I think he must have been about halfway down the aisle when he realized that he had forgotten to bring the Witch Hazel bottle. In his last-minute rush to get one of the main roles, he left out one of the most important props – a gift. As I again wiped away Butch Hair Wax from my forehead with the sleeve of the pastor’s bathrobe, I saw Gregory hike up his own bathrobe and reach in his blue jeans pocket.
The wise men reached the front of the church and presented their gifts. The cigar box wrapped in gold paper was laid by the manger. The Old Spice Aftershave bottle was carefully of offered to the Christ child. Finally, Gregory placed at the feet of baby Jesus his gift, a Duncan Spinner Yo-Yo, recently extracted from the pocket of his blue jeans.
I have often thought about that Christmas pageant at Croft. It certainly was different from the elaborate, professional ones presented in places like Oberammergau, the Crystal Cathedral in California, or even in the large, sophisticated churches I have served since Croft.

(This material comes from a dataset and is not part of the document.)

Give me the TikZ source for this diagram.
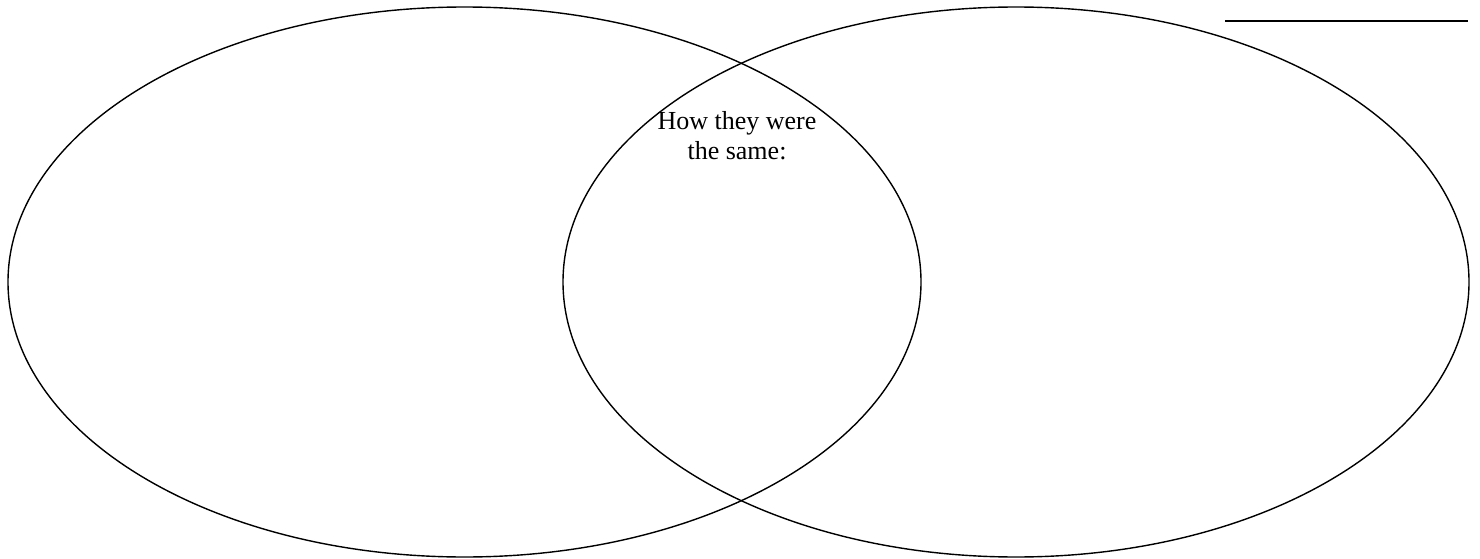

In some ways, though, that Christmas pageant at Croft is more like the first Christmas than any of the others could ever be. The people in that first Christmas pageant in Bethlehem so long ago were so much like us. There was a young woman, probably a teenager, about to have her first baby in a stable. There was a carpenter serving as a midwife, who, like the character Prissy in Gone with the Wind, didn’t know a thing about birthing babies. The shepherds, the blue-collar workers of their day, were just minding their own business when they were overcome with fear, wondering what on earth, and what in heaven, was happening. And there were the wise men, who hitched their caravan to a star, bringing gifts as precious to them as a Duncan Yo-Yo is to a young boy.
In the Christmas pageant at Croft, we always concluded the service by singing “Away in a Manger.” A line in that carol says, “The little Lord Jesus, no crying he makes.” Just as surely as that Betsy-Wetsy doll cried, I’ll bet the baby Jesus cried.
I do too.
I laugh, and I cry, every time I remember Christmas at Croft.